In modern computer architectures, the gap between processor clock speed and memory bandwidth is constantly increasing, meaning that to attain optimal performance, algorithms with a high degree of arithmetic intensity – i.e the ratio between computations performed and the amount of data transferred from the memory (DRAM) – are required. In this context, high-order finite element methods are particularly attractive due to their high (and tunable) arithmetic intensity. Nektar++ is a finite element package designed to allow one to construct efficient classical low polynomial order h-type solvers (where h is the size of the finite element) as well as higher p-order piecewise polynomial solvers. The Nektar++ library comes with a number of solvers and also allows one to construct a variety of new ones. The main solvers provided are a continuous Galerkin incompressible Navier-Stokes solver and a discontinuous Galerkin compressible Navier-Stokes solver. These solvers are routinely applied to industrially relevant simulations; typical applications encompass external aerodynamics (for instance the flow around cars) as well as internal aerodynamics (for instance the flow in aircraft engines). The use single-instruction multiple-data (SIMD) vectorization, that is prevalent on modern hardware, is a well-studied solution for the efficient implementation of high-order operators. We are in the process of integrating within the Nektar++ library some operators (which are based on the work of Moxey et al., 2020) that take advantage SIMD hardware. The intent is to improve the efficiency of the Nektar++ library with the specific end goal of accelerating the compressible flow solver. Figure Caption: Roofline analysis for the vectorized Helmholtz operator (Moxey et al., 2020) on Broadwell CPU using deformed hexadral (triangle) and undeformed hexahedral (squares) elements with varying polynomial order (1-20).

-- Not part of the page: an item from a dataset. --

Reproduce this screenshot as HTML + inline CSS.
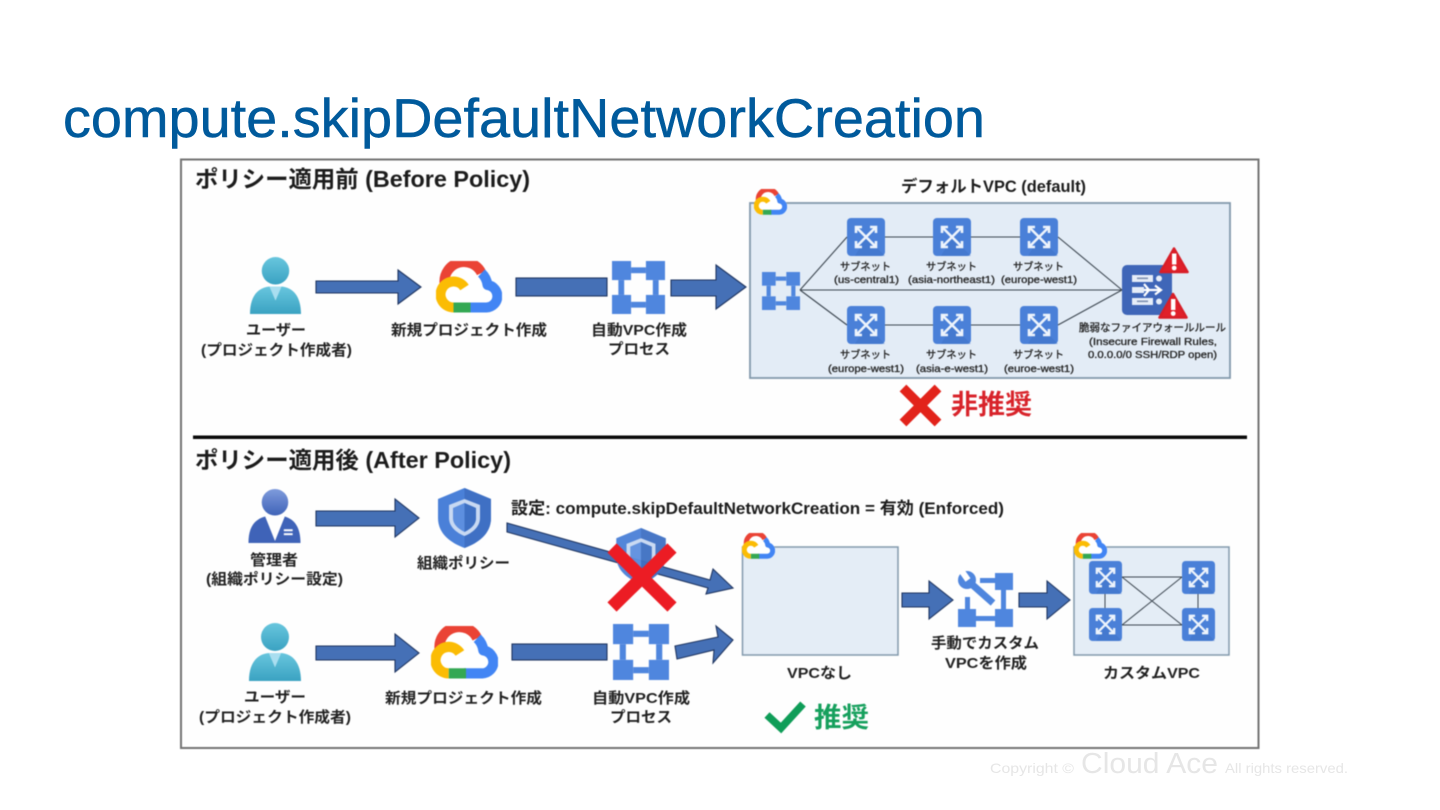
<!DOCTYPE html>
<html lang="ja"><head><meta charset="utf-8"><title>compute.skipDefaultNetworkCreation</title>
<style>
html,body{margin:0;padding:0;background:#fff;width:1440px;height:810px;overflow:hidden}
svg{display:block}
text{font-family:"Liberation Sans","Noto Sans CJK JP",sans-serif;fill:#1c1c1c}
.h{font-size:23px;font-weight:700}
.l{font-size:15px;font-weight:700;fill:#222}
.s{font-size:10.5px;fill:#222;stroke:#222;stroke-width:.3px}
.a{fill:#4570b6;stroke:#1f3560;stroke-width:1.1}
.d{filter:blur(.5px)}
</style></head><body>
<svg width="1440" height="810" viewBox="0 0 1440 810" xmlns="http://www.w3.org/2000/svg">
<defs>
<linearGradient id="tg" x1="0" y1="0" x2="0" y2="1"><stop offset="0" stop-color="#68c6de"/><stop offset="1" stop-color="#3aa2c2"/></linearGradient>
<linearGradient id="bg" x1="0" y1="0" x2="0" y2="1"><stop offset="0" stop-color="#7f9bdc"/><stop offset="1" stop-color="#3f63b8"/></linearGradient>
<symbol id="net" viewBox="0 0 100 100" preserveAspectRatio="none">
<g fill="#4f86de"><rect x="0" y="0" width="36" height="36"/><rect x="64" y="0" width="36" height="36"/><rect x="0" y="64" width="36" height="36"/><rect x="64" y="64" width="36" height="36"/><rect x="36" y="12" width="28" height="11"/><rect x="36" y="77" width="28" height="11"/><rect x="12" y="36" width="11" height="28"/><rect x="77" y="36" width="11" height="28"/></g>
</symbol>
<symbol id="sub" viewBox="0 0 38 38">
<rect width="38" height="38" rx="4" fill="#4a80d8"/><path d="M19 19L38 38H8Z" fill="#3f70c6" opacity=".45"/>
<g stroke="#eef4fc" stroke-width="2.600" fill="none"><path d="M10 10L28 28M28 10L10 28"/><path d="M9 15V9H15M23 9H29V15M29 23V29H23M15 29H9V23"/></g>
</symbol>
<symbol id="cloud" viewBox="0 0 65 52">
<path d="M10 22A20 20 0 0 1 44 8L52 20A14 14 0 0 1 50 50H17A17 17 0 0 1 10 22Z" fill="#fff"/>
<g fill="none" stroke-width="10" stroke-linejoin="round">
<path d="M8 22A19.500 19.500 0 0 1 45 12" stroke="#ea4335"/>
<path d="M45 12A19.500 19.500 0 0 1 51 24A11.300 11.300 0 0 1 50 46.500H32" stroke="#4285f4"/>
<path d="M34 46.500H17" stroke="#34a853"/>
<path d="M17 46.500A13 13 0 1 1 28 26.500" stroke="#fbbc04"/>
</g>
</symbol>
<symbol id="shield" viewBox="0 0 53 60">
<path d="M26.500 0L53 11V30C53 46 40 55 26.500 60C13 55 0 46 0 30V11Z" fill="#4a80d8"/>
<path d="M26.500 0L53 11V30C53 46 40 55 26.500 60Z" fill="#3f70c4"/>
<path d="M26.500 11L42 17V30C42 39 34 45 26.500 48C19 45 11 39 11 30V17Z" fill="#c8d9f2"/>
<path d="M26.500 15L38 20V30C38 37 32 41 26.500 44C21 41 15 37 15 30V20Z" fill="#5d8fdf"/>
<path d="M26.500 15L38 20V30C38 37 32 41 26.500 44Z" fill="#3e70c3"/>
</symbol>
<symbol id="user" viewBox="0 0 52 58">
<circle cx="26" cy="14" r="14" fill="url(#tg)"/>
<path d="M0 58C0 40 8 31 20 30L26 44L32 30C44 31 52 40 52 58Z" fill="url(#tg)"/>
<path d="M20 30H32L26 44Z" fill="#a9def0"/>
</symbol>
<symbol id="admin" viewBox="0 0 53 55">
<circle cx="27" cy="13.500" r="13.500" fill="url(#bg)"/>
<path d="M0 55C0 39 6 31 17 28L27 53L37 28C47 31 53 39 53 55Z" fill="#3f63b8"/>
<rect x="36" y="41" width="9" height="2" fill="#fff"/><rect x="36" y="45" width="9" height="2" fill="#fff"/>
</symbol>
<symbol id="warn" viewBox="0 0 30 27">
<path d="M15 2L28.500 25.500H1.500Z" fill="#e0202a" stroke="#d81e28" stroke-width="2.500" stroke-linejoin="round"/>
<rect x="13" y="7" width="4.400" height="11" fill="#fff"/><circle cx="15.200" cy="21.500" r="2.400" fill="#fff"/>
</symbol>
</defs>

<!-- Title -->
<text x="63" y="137" font-size="55" style="fill:#005a9c;stroke:#005a9c;stroke-width:.5px" textLength="922" lengthAdjust="spacingAndGlyphs">compute.skipDefaultNetworkCreation</text>

<g class="d">
<rect x="181" y="159.500" width="1077.500" height="588.500" fill="#fefefe" stroke="#737373" stroke-width="2"/>

<!-- Section headers -->
<text class="h" x="195" y="187" textLength="335" lengthAdjust="spacingAndGlyphs">ポリシー適用前 (Before Policy)</text>
<rect x="193" y="435.500" width="1054" height="3.500" fill="#0a0a0a"/>
<text class="h" x="195" y="468" textLength="316" lengthAdjust="spacingAndGlyphs">ポリシー適用後 (After Policy)</text>

<!-- BEFORE -->
<use href="#user" x="250" y="257" width="51" height="57"/>
<text class="l" x="246" y="335" textLength="60" lengthAdjust="spacingAndGlyphs">ユーザー</text>
<text class="l" x="201" y="355" textLength="151" lengthAdjust="spacingAndGlyphs">(プロジェクト作成者)</text>
<polygon class="a" points="316,281 398,281 398,270 421,287 398,304 398,293 316,293"/>
<use href="#cloud" x="436" y="261" width="66" height="52"/>
<text class="l" x="391" y="335" textLength="156" lengthAdjust="spacingAndGlyphs">新規プロジェクト作成</text>
<rect class="a" x="516" y="278" width="91" height="18"/>
<use href="#net" x="612" y="261" width="53" height="53"/>
<text class="l" x="591" y="335" textLength="96" lengthAdjust="spacingAndGlyphs">自動VPC作成</text>
<text class="l" x="608" y="354" textLength="62" lengthAdjust="spacingAndGlyphs">プロセス</text>
<polygon class="a" points="671,280 716,280 716,265 746,287 716,309 716,296 671,296"/>

<text x="901" y="192" font-size="16.500" font-weight="700" textLength="185" lengthAdjust="spacingAndGlyphs">デフォルトVPC (default)</text>
<rect x="750" y="203" width="480" height="175" fill="#e3ecf6" stroke="#8299ac" stroke-width="1.800"/>
<use href="#cloud" x="754" y="189" width="33" height="26"/>
<g stroke="#3c4650" stroke-width="1.100" fill="none">
<path d="M800 290L847 237M885 237H1039M1058 237L1122 290M800 290H1122M800 290L847 325M885 325H1039M1058 325L1122 290" />
</g>
<use href="#net" x="762" y="272" width="38" height="38"/>
<use href="#sub" x="847" y="218" width="38" height="38"/>
<use href="#sub" x="933" y="218" width="38" height="38"/>
<use href="#sub" x="1020" y="218" width="38" height="38"/>
<use href="#sub" x="847" y="306" width="38" height="38"/>
<use href="#sub" x="933" y="306" width="38" height="38"/>
<use href="#sub" x="1020" y="306" width="38" height="38"/>

<text class="s" x="840" y="270" textLength="51" lengthAdjust="spacingAndGlyphs">サブネット</text>
<text class="s" x="926" y="270" textLength="51" lengthAdjust="spacingAndGlyphs">サブネット</text>
<text class="s" x="1013" y="270" textLength="51" lengthAdjust="spacingAndGlyphs">サブネット</text>
<text class="s" x="834" y="283" textLength="65" lengthAdjust="spacingAndGlyphs">(us-central1)</text>
<text class="s" x="908" y="283" textLength="87" lengthAdjust="spacingAndGlyphs">(asia-northeast1)</text>
<text class="s" x="1001" y="283" textLength="76" lengthAdjust="spacingAndGlyphs">(europe-west1)</text>
<text class="s" x="840" y="358" textLength="51" lengthAdjust="spacingAndGlyphs">サブネット</text>
<text class="s" x="926" y="358" textLength="51" lengthAdjust="spacingAndGlyphs">サブネット</text>
<text class="s" x="1013" y="358" textLength="51" lengthAdjust="spacingAndGlyphs">サブネット</text>
<text class="s" x="828" y="372" textLength="76" lengthAdjust="spacingAndGlyphs">(europe-west1)</text>
<text class="s" x="916" y="372" textLength="72" lengthAdjust="spacingAndGlyphs">(asia-e-west1)</text>
<text class="s" x="1004" y="372" textLength="70" lengthAdjust="spacingAndGlyphs">(euroe-west1)</text>

<!-- firewall -->
<rect x="1122" y="265" width="50" height="50" rx="5" fill="#3f66b8"/>
<g fill="#e6edf8"><rect x="1132" y="275" width="21" height="7"/><rect x="1132" y="287" width="12" height="6"/><rect x="1132" y="298" width="21" height="7"/><circle cx="1159" cy="278.500" r="3"/><circle cx="1159" cy="301.500" r="3"/></g>
<g fill="#7d8fb0"><rect x="1137" y="277.500" width="11" height="1.600"/><rect x="1137" y="300.500" width="11" height="1.600"/></g>
<path d="M1144 290H1160M1155 285.500L1161 290L1155 294.500M1144 284L1149 290L1144 296" stroke="#fff" stroke-width="2.200" fill="none"/>
<use href="#warn" x="1159" y="246" width="30" height="28"/>
<use href="#warn" x="1158" y="291" width="30" height="29"/>
<text class="s" x="1079" y="331" textLength="147" lengthAdjust="spacingAndGlyphs">脆弱なファイアウォールルール</text>
<text class="s" x="1089" y="345" textLength="128" lengthAdjust="spacingAndGlyphs">(Insecure Firewall Rules,</text>
<text class="s" x="1088" y="358" textLength="129" lengthAdjust="spacingAndGlyphs">0.0.0.0/0 SSH/RDP open)</text>

<path d="M903 388L938 423M938 388L903 423" stroke="#e2231a" stroke-width="9.500" fill="none"/>
<text x="951" y="414" font-size="27" font-weight="700" style="fill:#d8232a" textLength="81" lengthAdjust="spacingAndGlyphs">非推奨</text>

<!-- AFTER -->
<use href="#admin" x="248" y="489" width="53" height="54"/>
<text class="l" x="250" y="565" textLength="48" lengthAdjust="spacingAndGlyphs">管理者</text>
<text class="l" x="206" y="584" textLength="137" lengthAdjust="spacingAndGlyphs">(組織ポリシー設定)</text>
<polygon class="a" points="316,511 395,511 395,499 419,518 395,537 395,526 316,526"/>
<use href="#shield" x="438" y="488" width="53" height="60"/>
<text class="l" x="417" y="568" textLength="93" lengthAdjust="spacingAndGlyphs">組織ポリシー</text>
<text x="511" y="514" font-size="17" font-weight="700" textLength="493" lengthAdjust="spacingAndGlyphs">設定: compute.skipDefaultNetworkCreation = 有効 (Enforced)</text>

<polygon class="a" points="507,523 710,580 713,569 733,588 706,594 708,588 507,532"/>
<use href="#shield" x="614" y="528" width="54" height="56" opacity=".95"/>
<path d="M612 548L672 607M672 548L612 607" stroke="#ec1c24" stroke-width="13" fill="none"/>

<use href="#user" x="249" y="623" width="52" height="58"/>
<text class="l" x="244" y="702" textLength="62" lengthAdjust="spacingAndGlyphs">ユーザー</text>
<text class="l" x="199" y="722" textLength="152" lengthAdjust="spacingAndGlyphs">(プロジェクト作成者)</text>
<polygon class="a" points="316,646 395,646 395,634 419,653 395,672 395,660 316,660"/>
<use href="#cloud" x="431" y="626" width="67" height="53"/>
<text class="l" x="385" y="703" textLength="157" lengthAdjust="spacingAndGlyphs">新規プロジェクト作成</text>
<rect class="a" x="512" y="644" width="95" height="16"/>
<use href="#net" x="613" y="624" width="56" height="56"/>
<text class="l" x="592" y="703" textLength="98" lengthAdjust="spacingAndGlyphs">自動VPC作成</text>
<text class="l" x="610" y="722" textLength="62" lengthAdjust="spacingAndGlyphs">プロセス</text>
<polygon class="a" points="675,646 718,637 716,626 733,640 713,663 714,650 677,659"/>

<rect x="742.500" y="547" width="155.500" height="108" fill="#e4edf6" stroke="#8299ac" stroke-width="1.500"/>
<use href="#cloud" x="742" y="533" width="33" height="26"/>
<text class="l" x="787" y="678" textLength="65" lengthAdjust="spacingAndGlyphs">VPCなし</text>

<polygon class="a" points="902,593 929,593 929,581 953,600 929,619 929,607 902,607"/>
<!-- tool icon -->
<g transform="translate(958 572)" fill="#4f86de">
<rect x="37" y="1" width="18" height="17"/><rect x="22" y="6" width="15" height="5"/><rect x="43" y="18" width="5" height="19"/>
<rect x="37" y="37" width="18" height="18"/><rect x="0" y="37" width="18" height="18"/><rect x="18" y="44" width="19" height="5"/><rect x="7" y="25" width="5" height="12"/>
<path d="M9 8L35 31" stroke="#4f86de" stroke-width="7"/>
<circle cx="9" cy="8" r="9"/>
<path d="M10 8L3 -2" stroke="#fff" stroke-width="6"/>
</g>
<text class="l" x="931" y="648" textLength="108" lengthAdjust="spacingAndGlyphs">手動でカスタム</text>
<text class="l" x="945" y="668" textLength="82" lengthAdjust="spacingAndGlyphs">VPCを作成</text>
<polygon class="a" points="1019,593 1047,593 1047,581 1070,600 1047,619 1047,607 1019,607"/>

<rect x="1074" y="547" width="155" height="108" fill="#e4edf6" stroke="#8299ac" stroke-width="1.500"/>
<use href="#cloud" x="1074" y="533" width="33" height="26"/>
<path d="M1122 577H1182M1122 625H1182M1122 577L1182 625M1182 577L1122 625M1105 593V608M1198 593V608" stroke="#3c4650" stroke-width="1" fill="none"/>
<use href="#sub" x="1089" y="561" width="33" height="33"/>
<use href="#sub" x="1182" y="561" width="33" height="33"/>
<use href="#sub" x="1089" y="608" width="33" height="33"/>
<use href="#sub" x="1182" y="608" width="33" height="33"/>
<text class="l" x="1103" y="678" textLength="97" lengthAdjust="spacingAndGlyphs">カスタムVPC</text>

<path d="M767 715L781 728L803 704" stroke="#0f9d58" stroke-width="7.500" fill="none"/>
<text x="814" y="727" font-size="27" font-weight="700" style="fill:#16a05d" textLength="55" lengthAdjust="spacingAndGlyphs">推奨</text>
</g>

<!-- Footer -->
<g>
<text x="990" y="773" font-size="14" style="fill:#e6e6e6" textLength="84" lengthAdjust="spacingAndGlyphs">Copyright ©</text>
<text x="1081" y="773" font-size="29" style="fill:#e6e6e6" textLength="137" lengthAdjust="spacingAndGlyphs">Cloud Ace</text>
<text x="1225" y="773" font-size="14" style="fill:#e6e6e6" textLength="123" lengthAdjust="spacingAndGlyphs">All rights reserved.</text>
</g>
</svg>
</body></html>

Figure Caption: Roofline analysis for the vectorized Helmholtz operator (Moxey et al., 2020) on Broadwell CPU using deformed hexadral (triangle) and undeformed hexahedral (squares) elements with varying polynomial order (1-20). The roofline analysis is a visual performance model that offers insight to improve algorithms on modern architectures, for instance it can indicate if the computation is memory or compute bound.